SOURCE EXCERPT:
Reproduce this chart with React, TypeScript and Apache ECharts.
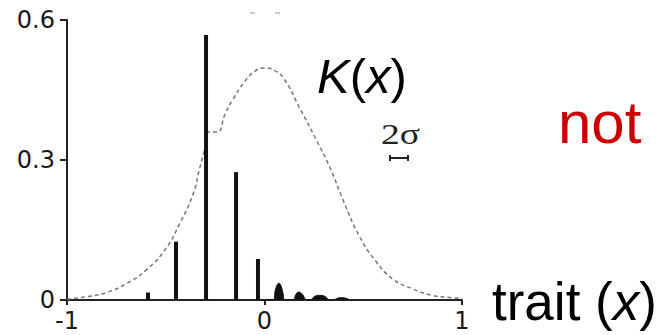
import React, { useEffect, useRef } from "react";
import * as echarts from "echarts";

// axis ticks
const xTicks = [-1, 0, 1];
const yTicks = [0, 0.3, 0.6];

// population spikes (trait value, frequency)
const spikeX = [-0.59, -0.448, -0.296, -0.144, -0.033];
const spikeY = [0.016, 0.125, 0.568, 0.274, 0.088];

// small humps to the right of 0
const humpX = [-0.02, 0.043, 0.055, 0.066, 0.073, 0.082, 0.093, 0.104, 0.144, 0.16, 0.175, 0.19, 0.215, 0.23, 0.255, 0.28, 0.305, 0.33, 0.347, 0.37, 0.39, 0.41, 0.433];
const humpY = [0, 0, 0.022, 0.034, 0.036, 0.032, 0.016, 0, 0, 0.013, 0.017, 0.013, 0, 0, 0.008, 0.01, 0.008, 0, 0, 0.004, 0.005, 0.004, 0];

// carrying capacity K(x) (left branch, kink at the big spike, right branch)
const kLeftX = [-1, -0.9, -0.8, -0.7, -0.6, -0.5, -0.43, -0.36, -0.33, -0.298];
const kLeftY = [0.002, 0.007, 0.016, 0.035, 0.064, 0.11, 0.163, 0.229, 0.279, 0.33];
const kRightX = [-0.296, -0.24, -0.2, -0.16, -0.1, -0.05, 0, 0.05, 0.1, 0.18, 0.26, 0.33, 0.4, 0.48, 0.56, 0.65, 0.75, 0.85, 0.95, 1];
const kRightY = [0.36, 0.36, 0.398, 0.43, 0.468, 0.49, 0.497, 0.492, 0.473, 0.41, 0.345, 0.285, 0.212, 0.137, 0.085, 0.045, 0.024, 0.01, 0.005, 0.003];

export default function App() {
  const ref = useRef<HTMLDivElement>(null);
  useEffect(() => {
    if (!ref.current) return;
    const chart = echarts.init(ref.current, null, { renderer: "svg" });
    const axisCol = "#222";
    const kStyle = { color: "#777", width: 1.5, type: [4, 3] };
    chart.setOption({
      animation: false,
      backgroundColor: "#fff",
      grid: { left: 67, right: 195, top: 20, bottom: 35, containLabel: false },
      xAxis: {
        type: "value",
        min: xTicks[0],
        max: xTicks[xTicks.length - 1],
        interval: xTicks[1] - xTicks[0],
        splitLine: { show: false },
        axisLine: { show: true, onZero: false, lineStyle: { color: axisCol, width: 2 } },
        axisTick: { show: true, length: 5, lineStyle: { color: axisCol, width: 2 } },
        axisLabel: { color: "#1a1a1a", fontFamily: "DejaVu Sans", fontSize: 24, margin: 9 },
      },
      yAxis: {
        type: "value",
        min: yTicks[0],
        max: yTicks[yTicks.length - 1],
        interval: yTicks[1] - yTicks[0],
        splitLine: { show: false },
        axisLine: { show: true, onZero: false, lineStyle: { color: axisCol, width: 2 } },
        axisTick: { show: true, length: 7, lineStyle: { color: axisCol, width: 2 } },
        axisLabel: { color: "#1a1a1a", fontFamily: "DejaVu Sans", fontSize: 24, margin: 12 },
      },
      series: [
        {
          type: "line",
          data: kLeftX.map((x, i) => [x, kLeftY[i]]),
          smooth: 0.5,
          symbol: "none",
          lineStyle: kStyle,
          z: 2,
        },
        {
          type: "line",
          data: kRightX.map((x, i) => [x, kRightY[i]]),
          smooth: 0.5,
          symbol: "none",
          lineStyle: kStyle,
          z: 2,
        },
        {
          type: "bar",
          data: spikeX.map((x, i) => [x, spikeY[i]]),
          barWidth: 4,
          itemStyle: { color: "#111" },
          z: 3,
        },
        {
          type: "line",
          data: humpX.map((x, i) => [x, humpY[i]]),
          smooth: 0.4,
          symbol: "none",
          lineStyle: { color: "#111", width: 1 },
          areaStyle: { color: "#111", opacity: 1 },
          z: 3,
        },
      ],
      graphic: [
        {
          type: "text",
          x: 317,
          y: 76,
          style: {
            text: "{i|K}{n|(}{i|x}{n|)}",
            verticalAlign: "middle",
            align: "left",
            rich: {
              i: { fontFamily: "Liberation Sans", fontSize: 49, fontStyle: "italic", fill: "#000" },
              n: { fontFamily: "Liberation Sans", fontSize: 49, fill: "#000" },
            },
          },
        },
        {
          type: "text",
          x: 381,
          y: 134,
          scaleX: 1.25,
          style: {
            text: "2σ",
            fontFamily: "Liberation Serif",
            fontSize: 30,
            fill: "#222",
            verticalAlign: "middle",
            align: "left",
          },
        },
        { type: "line", shape: { x1: 390, y1: 158, x2: 408, y2: 158 }, style: { stroke: "#222", lineWidth: 2 } },
        { type: "line", shape: { x1: 390, y1: 155, x2: 390, y2: 161 }, style: { stroke: "#222", lineWidth: 2 } },
        { type: "line", shape: { x1: 408, y1: 155, x2: 408, y2: 161 }, style: { stroke: "#222", lineWidth: 2 } },
        { type: "line", shape: { x1: 250, y1: 13, x2: 255, y2: 13 }, style: { stroke: "#999", lineWidth: 1 } },
        { type: "line", shape: { x1: 275, y1: 13, x2: 280, y2: 13 }, style: { stroke: "#999", lineWidth: 1 } },
        {
          type: "text",
          x: 558,
          y: 122,
          style: {
            text: "not",
            fontFamily: "Liberation Sans",
            fontSize: 60,
            fill: "#cc0000",
            verticalAlign: "middle",
            align: "left",
          },
        },
        {
          type: "text",
          x: 492,
          y: 301,
          style: {
            text: "{n|trait (}{i|x}{n|)}",
            verticalAlign: "middle",
            align: "left",
            rich: {
              i: { fontFamily: "Liberation Sans", fontSize: 53, fontStyle: "italic", fill: "#000" },
              n: { fontFamily: "Liberation Sans", fontSize: 53, fill: "#000" },
            },
          },
        },
      ],
    });
    return () => chart.dispose();
  }, []);
  return (
    <div
      ref={ref}
      style={{ position: "absolute", left: 0, top: 0, width: 657, height: 335 }}
    />
  );
}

WHAT IS NEEDED: Every line from the start of the listing above through the line with "0.01, 0.005, 0.003];" should be repeated exactly; skip the pictures and add nothing else.

SOLUTION TO THE PROBLEM:
Reproduce this chart with React, TypeScript and Apache ECharts.
import React, { useEffect, useRef } from "react";
import * as echarts from "echarts";

// axis ticks
const xTicks = [-1, 0, 1];
const yTicks = [0, 0.3, 0.6];

// population spikes (trait value, frequency)
const spikeX = [-0.59, -0.448, -0.296, -0.144, -0.033];
const spikeY = [0.016, 0.125, 0.568, 0.274, 0.088];

// small humps to the right of 0
const humpX = [-0.02, 0.043, 0.055, 0.066, 0.073, 0.082, 0.093, 0.104, 0.144, 0.16, 0.175, 0.19, 0.215, 0.23, 0.255, 0.28, 0.305, 0.33, 0.347, 0.37, 0.39, 0.41, 0.433];
const humpY = [0, 0, 0.022, 0.034, 0.036, 0.032, 0.016, 0, 0, 0.013, 0.017, 0.013, 0, 0, 0.008, 0.01, 0.008, 0, 0, 0.004, 0.005, 0.004, 0];

// carrying capacity K(x) (left branch, kink at the big spike, right branch)
const kLeftX = [-1, -0.9, -0.8, -0.7, -0.6, -0.5, -0.43, -0.36, -0.33, -0.298];
const kLeftY = [0.002, 0.007, 0.016, 0.035, 0.064, 0.11, 0.163, 0.229, 0.279, 0.33];
const kRightX = [-0.296, -0.24, -0.2, -0.16, -0.1, -0.05, 0, 0.05, 0.1, 0.18, 0.26, 0.33, 0.4, 0.48, 0.56, 0.65, 0.75, 0.85, 0.95, 1];
const kRightY = [0.36, 0.36, 0.398, 0.43, 0.468, 0.49, 0.497, 0.492, 0.473, 0.41, 0.345, 0.285, 0.212, 0.137, 0.085, 0.045, 0.024, 0.01, 0.005, 0.003];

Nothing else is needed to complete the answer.